Macbeth by William Shakespeare (1606)
Bardathon Challenge! I haven't read any Shakespeare since high school but remember it being fairly arduous, so I was skeptical when, at dinner last weekend, two friends said I could probably read Macbeth in a couple of hours. In reality, it did take me longer, but only because of reading all the notes that accompanied the text. But I still read it all in one afternoon.
So, this is the one about the guy named Macbeth, who meets up with some witches who make predictions that he'll become king so he then murders the king to make this happen. He had doubts, but his wife encouraged him, and they both end up feeling horribly guilty. But then he goes on to kill even more people until he ends up dead himself.
It feels strange to write about something that is so incredibly influential and famous and has been written about to death by a million scholars. But I'm just going to do what I always do and tell you about my experience reading it because that's all I've got. I'm not a scholar of any sort. I wasn't even an English major.
As I said, it was shorter and quicker to read than I expected. Even more surprising was that the language wasn't that difficult for me. I remember how impermeable it felt when I was in high school, but I know more words now, and honestly a few of them I just learned recently from reading Hild ("thane" and "wyrd" are two that come to mind.) I'm glad the language didn't bog me down like it did in high school, because that's the real strength of the play and I'm glad that now I can appreciate it.
It's a pretty weak plot, to be honest. When it is discovered that Duncan, the king, has been killed, Macbeth feigns surprise. But then when they discover that the guards were also killed, Macbeth says he killed them because they killed the king. Nobody bothers to ask why he then pretended he didn't know the king was dead. I mean, seriously. Other parts of the plot I didn't completely understand because I don't really know how royal succession worked in this place and time, but I just rolled with it.
It was satisfying to read such famous lines in their contexts. When I came to the "Out, damned spot" part I remembered quoting that a lot in high school so I think this is the one I read in addition to Romeo and Juliet. It was definitely better the second time. In addition to the passages I recognized, some that I came upon for the first time were especially satisfying, such as when Lady Macbeth is expressing her unhappiness at how events have progressed:
Naught's had, all's spent,
Where our desire is got without content.
'Tis safer to be that which we destroy
Than by destruction dwell in doubtful joy.

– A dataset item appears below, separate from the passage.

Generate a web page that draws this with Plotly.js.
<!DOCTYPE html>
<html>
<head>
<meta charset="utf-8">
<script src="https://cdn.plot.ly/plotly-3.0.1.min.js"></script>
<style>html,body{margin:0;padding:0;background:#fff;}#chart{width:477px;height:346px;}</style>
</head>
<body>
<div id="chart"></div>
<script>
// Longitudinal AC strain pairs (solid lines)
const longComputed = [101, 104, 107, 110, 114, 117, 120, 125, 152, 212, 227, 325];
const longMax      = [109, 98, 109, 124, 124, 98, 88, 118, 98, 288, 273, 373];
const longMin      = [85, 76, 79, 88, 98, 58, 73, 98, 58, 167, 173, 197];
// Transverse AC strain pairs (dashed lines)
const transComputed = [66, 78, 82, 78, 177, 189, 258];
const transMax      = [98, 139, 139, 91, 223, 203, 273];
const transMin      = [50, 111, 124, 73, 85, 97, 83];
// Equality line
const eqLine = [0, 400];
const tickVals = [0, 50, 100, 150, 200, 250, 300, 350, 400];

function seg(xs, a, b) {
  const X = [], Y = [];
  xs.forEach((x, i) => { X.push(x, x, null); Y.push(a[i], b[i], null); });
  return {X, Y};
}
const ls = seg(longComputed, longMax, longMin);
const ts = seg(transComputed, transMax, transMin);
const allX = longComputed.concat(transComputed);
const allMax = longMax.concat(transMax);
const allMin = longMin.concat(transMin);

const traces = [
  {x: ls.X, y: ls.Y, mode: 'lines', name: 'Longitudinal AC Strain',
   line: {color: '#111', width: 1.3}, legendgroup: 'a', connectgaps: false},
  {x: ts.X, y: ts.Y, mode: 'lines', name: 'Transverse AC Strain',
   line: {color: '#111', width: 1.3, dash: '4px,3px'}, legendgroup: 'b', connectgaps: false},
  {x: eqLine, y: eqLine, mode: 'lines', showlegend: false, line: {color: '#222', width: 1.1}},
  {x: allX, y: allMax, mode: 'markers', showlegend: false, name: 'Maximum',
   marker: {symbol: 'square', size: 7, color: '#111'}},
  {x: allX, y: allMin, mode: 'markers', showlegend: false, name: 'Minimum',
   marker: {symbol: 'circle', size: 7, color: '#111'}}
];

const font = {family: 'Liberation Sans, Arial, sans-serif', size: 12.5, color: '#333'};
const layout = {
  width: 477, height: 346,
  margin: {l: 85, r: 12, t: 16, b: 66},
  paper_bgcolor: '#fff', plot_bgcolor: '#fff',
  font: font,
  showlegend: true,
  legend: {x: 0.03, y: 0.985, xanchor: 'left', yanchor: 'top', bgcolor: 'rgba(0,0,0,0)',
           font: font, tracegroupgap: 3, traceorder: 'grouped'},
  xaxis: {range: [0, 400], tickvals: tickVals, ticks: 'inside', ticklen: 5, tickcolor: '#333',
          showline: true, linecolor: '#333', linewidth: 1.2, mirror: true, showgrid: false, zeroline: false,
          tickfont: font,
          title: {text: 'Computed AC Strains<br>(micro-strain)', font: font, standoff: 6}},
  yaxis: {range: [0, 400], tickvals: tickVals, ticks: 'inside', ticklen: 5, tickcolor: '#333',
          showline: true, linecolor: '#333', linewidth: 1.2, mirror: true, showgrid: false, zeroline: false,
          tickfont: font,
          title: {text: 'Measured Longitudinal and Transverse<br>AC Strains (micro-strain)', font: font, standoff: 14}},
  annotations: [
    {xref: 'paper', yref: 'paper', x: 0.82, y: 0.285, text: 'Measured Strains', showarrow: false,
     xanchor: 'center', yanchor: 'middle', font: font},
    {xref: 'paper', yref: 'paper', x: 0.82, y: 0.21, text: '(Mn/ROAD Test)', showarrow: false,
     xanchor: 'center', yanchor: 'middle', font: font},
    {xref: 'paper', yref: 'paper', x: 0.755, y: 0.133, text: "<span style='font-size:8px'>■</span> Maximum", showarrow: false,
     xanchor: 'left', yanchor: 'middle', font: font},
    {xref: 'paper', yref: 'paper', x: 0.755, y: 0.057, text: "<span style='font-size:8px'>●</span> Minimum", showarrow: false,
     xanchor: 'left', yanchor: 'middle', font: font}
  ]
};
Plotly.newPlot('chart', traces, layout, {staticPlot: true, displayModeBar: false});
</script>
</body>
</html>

Oh, Lady Macbeth, you were a greedy fool and your husband should never have listened to you. Go wash your hands some more.
Although I didn't totally love it, I liked it more than I expected. Honestly, I thought it was going to be a really tough slog and would involve lots of deciphering passages and puzzling over meanings and having to read a ton about it to get anything out of it. Truthfully, I have read a bit about it since finishing, but not because I was so desperate for help. I read the essays included in the book (this is the Folger edition), and even watched some lessons from the Great Courses production How To Read and Understand Shakespeare, which is available through my library on hoopla. Most interesting in this extra reading/watching were the discussions about how this play would have been staged in Shakespeare's day, without scenery and with few props, but elaborate costumes. There's a theater company in Virginia that performs Shakespeare this way now so that people can get a sense of how it was originally.
Another point of interest is that one of the notes in the book mentions that many scholars and editors believe that some of the scenes with the witches were written by someone other than Shakespeare. Which led me to read a bit more about that, and about the different editions of the work that have existed. I mean, this is really really old so many of the earliest editions were altered a lot and it can be difficult to know a lot about the original version and its context.
Reading about Shakespeare is, of course, a rabbit hole and I could spend a whole lot of time reading more about this one play. But I have three more to read this year, which honestly now sounds like a pretty low bar. So it's possible that my year of Shakespeare may turn into more than I intended. Only time will tell!